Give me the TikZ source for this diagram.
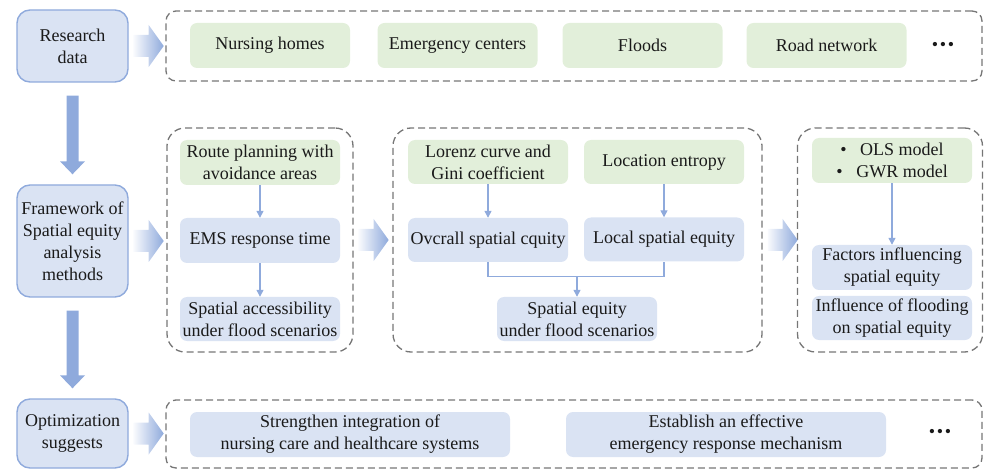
\documentclass[tikz,border=0pt]{standalone}
\usepackage{fontspec}
\setmainfont{Liberation Serif}
\usetikzlibrary{arrows.meta,calc}

\definecolor{bluefill}{HTML}{DAE3F3}
\definecolor{greenfill}{HTML}{E2EFDA}
\definecolor{edgeblue}{HTML}{8FAADC}
\definecolor{dashgray}{HTML}{767676}
\definecolor{ink}{HTML}{1A1A1A}

% wide arrow fading from pale to blue, starting right of a node
\newcommand{\flowright}[1]{%
  \begin{scope}[shift={(#1.east)}]
    \shade[left color=edgeblue!6, right color=edgeblue]
      (5,-11) -- (20,-11) -- (20,-21) -- (35,0) -- (20,21) -- (20,11) -- (5,11) -- cycle;
  \end{scope}}
% solid wide arrow pointing down from one node to the next
\newcommand{\flowdown}[2]{%
  \fill[edgeblue] ($(#1.south)+(-6,13)$) -- ($(#2.north)+(-6,-23)$)
    -- ($(#2.north)+(-12.5,-23)$) -- ($(#2.north)+(0,-10)$)
    -- ($(#2.north)+(12.5,-23)$) -- ($(#2.north)+(6,-23)$)
    -- ($(#1.south)+(6,13)$) -- cycle;}

\tikzset{
  every node/.style={font=\fontsize{18}{22}\selectfont, text=ink},
  base/.style={inner sep=0pt, align=center, minimum width=160pt, minimum height=45pt, rounded corners=7pt},
  gbox/.style={base, fill=greenfill},
  bbox/.style={base, fill=bluefill},
  lbox/.style={base, draw=edgeblue, line width=1.4pt, fill=bluefill, minimum width=111pt, rounded corners=13pt},
  grp/.style={draw=dashgray, line width=1.3pt, dash pattern=on 7pt off 4pt, inner sep=0pt, rounded corners=#1},
  grp/.default=18pt,
  thinarrow/.style={draw=edgeblue, line width=1.3pt, -{Triangle[length=7pt,width=7pt]}},
  thinline/.style={draw=edgeblue, line width=1.3pt},
}

\begin{document}
\begin{tikzpicture}[x=1pt, y=-1pt]
\useasboundingbox (0,0) rectangle (985,470);

% dashed group frames
\node[grp=10pt, minimum width=816pt, minimum height=70pt] (gdata) at (574,46) {};
\node[grp, minimum width=186pt, minimum height=224pt] (gacc) at (260,240) {};
\node[grp, minimum width=369pt, minimum height=224pt] (gequ) at (577.5,240) {};
\node[grp, minimum width=185pt, minimum height=224pt] (gfac) at (890,240) {};
\node[grp=10pt, minimum width=816pt, minimum height=68pt] (gopt) at (574,434) {};

% left column
\node[lbox, minimum height=72pt] (rd) at (72.5,46) {Research\\data};
\node[lbox, minimum height=112pt] (fw) at (72.5,241) {Framework of\\Spatial equity\\analysis\\methods};
\node[lbox, minimum height=69pt] (opt) at (72.5,433.5) {Optimization\\suggests};

% research data
\node[gbox] (nh) at (270,45.5) {Nursing homes};
\node[gbox] (ec) at (457.5,45.5) {Emergency centers};
\node[gbox] (fl) at (642.5,45.5) {Floods};
\node[gbox] (rn) at (826.5,45.5) {Road network};
\node (dots1) at (943,46) {\textbullet\kern1.8pt\textbullet\kern1.8pt\textbullet};

% accessibility
\node[gbox] (route) at (260,162.5) {Route planning with\\avoidance areas};
\node[bbox] (ems) at (260,240.5) {EMS response time};
\node[bbox, minimum height=44pt] (sa) at (260,319) {Spatial accessibility\\under flood scenarios};
\draw[thinarrow] (route) -- (ems);
\draw[thinarrow] (ems) -- (sa);

% equity
\node[gbox, minimum height=44pt] (lor) at (488,162) {Lorenz curve and\\Gini coefficient};
\node[gbox, minimum height=44pt] (le) at (664,162) {Location entropy};
\node[bbox, minimum height=44pt] (ov) at (488,240) {Ovcrall spatial cquity};
\node[bbox, minimum height=44pt] (loc) at (664,239.5) {Local spatial equity};
\node[bbox, minimum height=44pt] (eq) at (577,319) {Spatial equity\\under flood scenarios};
\draw[thinarrow] (lor) -- (ov);
\draw[thinarrow] (le) -- (loc);
\draw[thinline] (ov.south) -- ++(0,14) -| (loc.south);
\coordinate (mj) at ($(eq.north |- ov.south)+(0,14)$);
\draw[thinarrow] (mj) -- (eq.north);

% influencing factors
\node[gbox] (ols) at (892,160.5) {\makebox[20pt][l]{\textbullet}OLS model\\\makebox[20pt][l]{\textbullet}GWR model};
\node[bbox] (fac) at (892,267.5) {Factors influencing\\spatial equity};
\node[bbox, minimum height=44pt] (inf) at (892,318) {Influence of flooding\\on spatial equity};
\draw[thinarrow] (ols) -- (fac);

% optimization
\node[bbox, minimum width=320pt] (st) at (350,434.5) {Strengthen integration of\\nursing care and healthcare systems};
\node[bbox, minimum width=320pt] (es) at (726,434.5) {Establish an effective\\emergency response mechanism};
\node (dots2) at (940,433) {\textbullet\kern1.8pt\textbullet\kern1.8pt\textbullet};

% wide arrows
\flowright{rd}
\flowright{fw}
\flowright{gacc}
\flowright{gequ}
\flowright{opt}
\flowdown{rd}{fw}
\flowdown{fw}{opt}
\end{tikzpicture}
\end{document}
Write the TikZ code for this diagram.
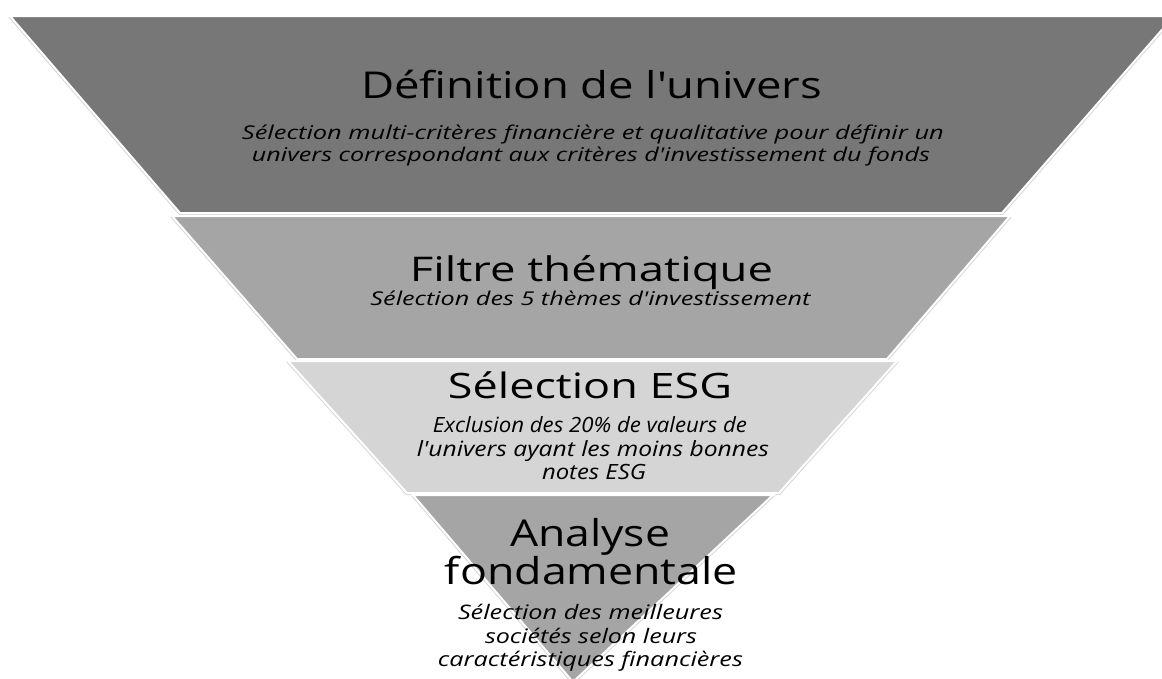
\documentclass[tikz,border=0pt]{standalone}
\usepackage{fontspec}
\setmainfont{Open Sans}[Ligatures=TeXOff]
\usepackage{graphicx}
\definecolor{bandA}{RGB}{119,119,119}
\definecolor{bandB}{RGB}{165,165,165}
\definecolor{bandC}{RGB}{213,213,213}
\definecolor{bandD}{RGB}{165,165,165}
\definecolor{rimcol}{RGB}{215,215,215}
\newcommand\fitw[2]{\resizebox{#1pt}{\height}{#2}}
\begin{document}
\begin{tikzpicture}[x=1pt,y=-1pt,
  rim/.style={draw=rimcol,line width=4pt,line join=miter},
  band/.style={draw=white,line width=2pt,line join=miter},
  ttl/.style={anchor=base,inner sep=0pt,text=black},
  sub/.style={anchor=base,inner sep=0pt,text=black,font=\itshape}]
\useasboundingbox (0,0) rectangle (1162,678);
\clip (0,0) rectangle (1162,678);
\fill[white] (0,0) rectangle (1162,678);
% funnel bands
\draw[rim] (10,16) -- (180,213) -- (1002,213) -- (1174,16);
\draw[band,fill=bandA] (10,16) -- (1174,16) -- (1002,213) -- (180,213) -- cycle;
\draw[rim] (172,216) -- (297,359) -- (887,359) -- (1010,216);
\draw[band,fill=bandB] (172,216) -- (1010,216) -- (887,359) -- (297,359) -- cycle;
\draw[rim] (288,361) -- (407,493) -- (779,493) -- (897,361);
\draw[band,fill=bandC] (288,361) -- (897,361) -- (779,493) -- (407,493) -- cycle;
\draw[rim] (413,495) -- (573,682) -- (773,495);
\draw[band,fill=bandD] (413,495) -- (773,495) -- (573,682) -- cycle;
% band 1
\node[ttl,font=\fontsize{37}{40}\selectfont] (t1) at (591.5,98) {\fitw{461}{Définition de l'univers}};
\node[sub,font=\fontsize{19}{21}\selectfont\itshape] (s1a) at (593,139) {\fitw{702}{Sélection multi-critères financière et qualitative pour définir un}};
\node[sub,font=\fontsize{19}{21}\selectfont\itshape] (s1b) at (591,161) {\fitw{678}{univers correspondant aux critères d'investissement du fonds}};
% band 2
\node[ttl,font=\fontsize{34}{36}\selectfont] (t2) at (591.5,281) {\fitw{363}{Filtre thématique}};
\node[sub,font=\fontsize{19}{21}\selectfont\itshape] (s2) at (590.5,305) {\fitw{440}{Sélection des 5 thèmes d'investissement}};
% band 3
\node[ttl,font=\fontsize{35}{36}\selectfont] (t3) at (590,398) {\fitw{284}{Sélection ESG}};
\node[sub,font=\fontsize{21}{24}\selectfont\itshape] (s3a) at (590,432) {\fitw{314}{Exclusion des 20\% de valeurs de}};
\node[sub,font=\fontsize{21}{24}\selectfont\itshape] (s3b) at (593,456) {\fitw{352}{l'univers ayant les moins bonnes}};
\node[sub,font=\fontsize{21}{24}\selectfont\itshape] (s3c) at (594,479) {\fitw{104}{notes ESG}};
% band 4
\node[ttl,font=\fontsize{37}{40}\selectfont] (t4a) at (590,546) {\fitw{160}{Analyse}};
\node[ttl,font=\fontsize{37}{40}\selectfont] (t4b) at (591.5,584) {\fitw{293}{fondamentale}};
\node[sub,font=\fontsize{20}{23}\selectfont\itshape] (s4a) at (590.5,619) {\fitw{265}{Sélection des meilleures}};
\node[sub,font=\fontsize{20}{23}\selectfont\itshape] (s4b) at (591,643) {\fitw{212}{sociétés selon leurs}};
\node[sub,font=\fontsize{20}{23}\selectfont\itshape] (s4c) at (590.5,666) {\fitw{305}{caractéristiques financières}};
\end{tikzpicture}
\end{document}
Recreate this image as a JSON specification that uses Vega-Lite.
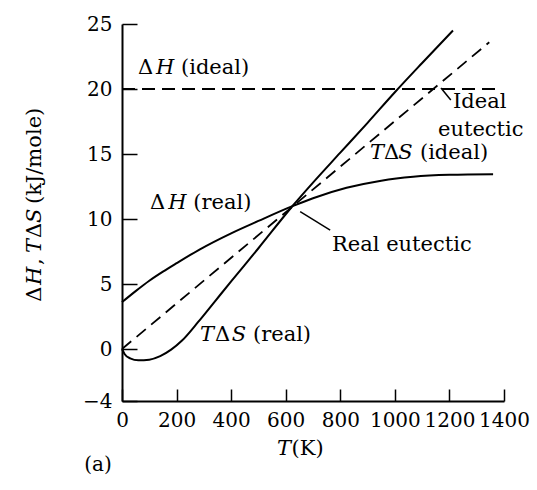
{
  "$schema": "https://vega.github.io/schema/vega-lite/v6.json",
  "width": 382,
  "height": 377,
  "autosize": {"type": "none"},
  "padding": {"left": 122, "top": 24, "right": 33, "bottom": 89},
  "background": "white",
  "config": {"view": {"stroke": null}, "font": "DejaVu Serif"},
  "datasets": {
    "curves": [
      {"series": "dH_ideal", "T": 0, "v": 20},
      {"series": "dH_ideal", "T": 1390, "v": 20},
      {"series": "dS_ideal", "T": 0, "v": 0},
      {"series": "dS_ideal", "T": 1346, "v": 23.6},
      {"series": "dH_real", "T": 0, "v": 3.6},
      {"series": "dH_real", "T": 50, "v": 4.45},
      {"series": "dH_real", "T": 100, "v": 5.25},
      {"series": "dH_real", "T": 150, "v": 5.95},
      {"series": "dH_real", "T": 200, "v": 6.6},
      {"series": "dH_real", "T": 284, "v": 7.65},
      {"series": "dH_real", "T": 400, "v": 8.9},
      {"series": "dH_real", "T": 500, "v": 9.85},
      {"series": "dH_real", "T": 620, "v": 10.95},
      {"series": "dH_real", "T": 700, "v": 11.6},
      {"series": "dH_real", "T": 823, "v": 12.4},
      {"series": "dH_real", "T": 950, "v": 12.95},
      {"series": "dH_real", "T": 1067, "v": 13.25},
      {"series": "dH_real", "T": 1200, "v": 13.4},
      {"series": "dH_real", "T": 1360, "v": 13.45},
      {"series": "dS_real", "T": 0, "v": 0},
      {"series": "dS_real", "T": 10, "v": -0.4},
      {"series": "dS_real", "T": 30, "v": -0.72},
      {"series": "dS_real", "T": 60, "v": -0.87},
      {"series": "dS_real", "T": 100, "v": -0.82},
      {"series": "dS_real", "T": 140, "v": -0.55},
      {"series": "dS_real", "T": 180, "v": -0.05},
      {"series": "dS_real", "T": 220, "v": 0.65},
      {"series": "dS_real", "T": 280, "v": 2.1},
      {"series": "dS_real", "T": 340, "v": 3.65},
      {"series": "dS_real", "T": 400, "v": 5.2},
      {"series": "dS_real", "T": 500, "v": 7.75},
      {"series": "dS_real", "T": 625, "v": 11.0},
      {"series": "dS_real", "T": 700, "v": 12.8},
      {"series": "dS_real", "T": 800, "v": 15.1},
      {"series": "dS_real", "T": 900, "v": 17.4},
      {"series": "dS_real", "T": 1000, "v": 19.75},
      {"series": "dS_real", "T": 1100, "v": 22.0},
      {"series": "dS_real", "T": 1213, "v": 24.5}
    ],
    "textRegular": [
      {"T": 58.6, "v": 21.615, "text": "Δ"},
      {"T": 216.2, "v": 21.615, "text": "(ideal)"},
      {"T": 102.6, "v": 11.23, "text": "Δ"},
      {"T": 261.3, "v": 11.23, "text": "(real)"},
      {"T": 960.2, "v": 15.077, "text": "Δ"},
      {"T": 1092, "v": 15.077, "text": "(ideal)"},
      {"T": 340.8, "v": 1.077, "text": "Δ"},
      {"T": 480, "v": 1.077, "text": "(real)"},
      {"T": 1213.1, "v": 19.0, "text": "Ideal"},
      {"T": 1158.2, "v": 16.85, "text": "eutectic"},
      {"T": 769.7, "v": 8.0, "text": "Real eutectic"},
      {"T": 621.2, "v": -7.69, "text": "(K)"}
    ],
    "textItalic": [
      {"T": 124.6, "v": 21.615, "text": "H"},
      {"T": 169.7, "v": 11.23, "text": "H"},
      {"T": 908.9, "v": 15.077, "text": "T"},
      {"T": 1012.7, "v": 15.077, "text": "S"},
      {"T": 285.9, "v": 1.077, "text": "T"},
      {"T": 402.1, "v": 1.077, "text": "S"},
      {"T": 568.1, "v": -7.69, "text": "T"}
    ],
    "ytitleRegular": [
      {"T": -318.9, "v": 3.638, "text": "Δ"},
      {"T": -318.9, "v": 6.462, "text": ","},
      {"T": -318.9, "v": 8.538, "text": "Δ"},
      {"T": -318.9, "v": 11.15, "text": "(kJ/mole)"}
    ],
    "ytitleItalic": [
      {"T": -318.9, "v": 4.923, "text": "H"},
      {"T": -318.9, "v": 7.385, "text": "T"},
      {"T": -318.9, "v": 9.692, "text": "S"}
    ],
    "leaders": [
      {"T": 1169, "v": 20.08, "T2": 1205, "v2": 19.15},
      {"T": 653, "v": 10.56, "T2": 763, "v2": 9.15}
    ],
    "panel": [
      {"T": -88, "v": -8.92, "text": "(a)"}
    ]
  },
  "layer": [
    {
      "data": {"name": "curves"},
      "transform": [{"filter": "datum.series === 'dH_ideal'"}],
      "mark": {"type": "line", "color": "black", "strokeWidth": 1.8, "strokeDash": [13, 7]},
      "encoding": {
        "x": {
          "field": "T", "type": "quantitative",
          "scale": {"domain": [0, 1400], "nice": false, "zero": false},
          "axis": {
            "values": [0, 200, 400, 600, 800, 1000, 1200, 1400],
            "format": "d",
            "grid": false,
            "tickSize": -12, "tickColor": "black", "tickWidth": 1.5,
            "domainColor": "black", "domainWidth": 2,
            "labelPadding": 21, "labelFontSize": 20, "labelFont": "DejaVu Serif", "labelColor": "black",
            "labelFlush": false, "labelOverlap": false,
            "title": null
          }
        },
        "y": {
          "field": "v", "type": "quantitative",
          "scale": {"domain": [-4, 25], "nice": false, "zero": false},
          "axis": {
            "values": [-4, 0, 5, 10, 15, 20, 25],
            "grid": false,
            "tickSize": -15, "tickColor": "black", "tickWidth": 1.5,
            "domainColor": "black", "domainWidth": 2,
            "labelPadding": 25, "labelFontSize": 20, "labelFont": "DejaVu Serif", "labelColor": "black",
            "labelFlush": false, "labelOverlap": false,
            "title": null
          }
        }
      }
    },
    {
      "data": {"name": "curves"},
      "transform": [{"filter": "datum.series === 'dS_ideal'"}],
      "mark": {"type": "line", "color": "black", "strokeWidth": 1.8, "strokeDash": [12, 7]},
      "encoding": {
        "x": {"field": "T", "type": "quantitative"},
        "y": {"field": "v", "type": "quantitative"}
      }
    },
    {
      "data": {"name": "curves"},
      "transform": [{"filter": "datum.series === 'dH_real'"}],
      "mark": {"type": "line", "color": "black", "strokeWidth": 2, "interpolate": "monotone"},
      "encoding": {
        "x": {"field": "T", "type": "quantitative"},
        "y": {"field": "v", "type": "quantitative"}
      }
    },
    {
      "data": {"name": "curves"},
      "transform": [{"filter": "datum.series === 'dS_real'"}],
      "mark": {"type": "line", "color": "black", "strokeWidth": 2, "interpolate": "monotone"},
      "encoding": {
        "x": {"field": "T", "type": "quantitative"},
        "y": {"field": "v", "type": "quantitative"}
      }
    },
    {
      "data": {"name": "leaders"},
      "mark": {"type": "rule", "color": "black", "strokeWidth": 1.5},
      "encoding": {
        "x": {"field": "T", "type": "quantitative"},
        "y": {"field": "v", "type": "quantitative"},
        "x2": {"field": "T2"},
        "y2": {"field": "v2"}
      }
    },
    {
      "data": {"name": "textRegular"},
      "mark": {"type": "text", "align": "left", "baseline": "middle", "fontSize": 21, "font": "DejaVu Serif", "color": "black", "clip": false},
      "encoding": {
        "x": {"field": "T", "type": "quantitative"},
        "y": {"field": "v", "type": "quantitative"},
        "text": {"field": "text"}
      }
    },
    {
      "data": {"name": "textItalic"},
      "mark": {"type": "text", "align": "left", "baseline": "middle", "fontSize": 21, "font": "DejaVu Serif", "fontStyle": "italic", "color": "black", "clip": false},
      "encoding": {
        "x": {"field": "T", "type": "quantitative"},
        "y": {"field": "v", "type": "quantitative"},
        "text": {"field": "text"}
      }
    },
    {
      "data": {"name": "ytitleRegular"},
      "mark": {"type": "text", "align": "left", "baseline": "middle", "angle": 270, "fontSize": 21, "font": "DejaVu Serif", "color": "black", "clip": false},
      "encoding": {
        "x": {"field": "T", "type": "quantitative"},
        "y": {"field": "v", "type": "quantitative"},
        "text": {"field": "text"}
      }
    },
    {
      "data": {"name": "ytitleItalic"},
      "mark": {"type": "text", "align": "left", "baseline": "middle", "angle": 270, "fontSize": 21, "font": "DejaVu Serif", "fontStyle": "italic", "color": "black", "clip": false},
      "encoding": {
        "x": {"field": "T", "type": "quantitative"},
        "y": {"field": "v", "type": "quantitative"},
        "text": {"field": "text"}
      }
    },
    {
      "data": {"name": "panel"},
      "mark": {"type": "text", "align": "center", "baseline": "middle", "fontSize": 20, "font": "DejaVu Serif", "color": "black", "clip": false},
      "encoding": {
        "x": {"field": "T", "type": "quantitative"},
        "y": {"field": "v", "type": "quantitative"},
        "text": {"field": "text"}
      }
    }
  ]
}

Given problem » Extract from the material all lines containing the string "diagram".

Output for this exercise »
Give me the TikZ source for this diagram.
Write the TikZ code for this diagram.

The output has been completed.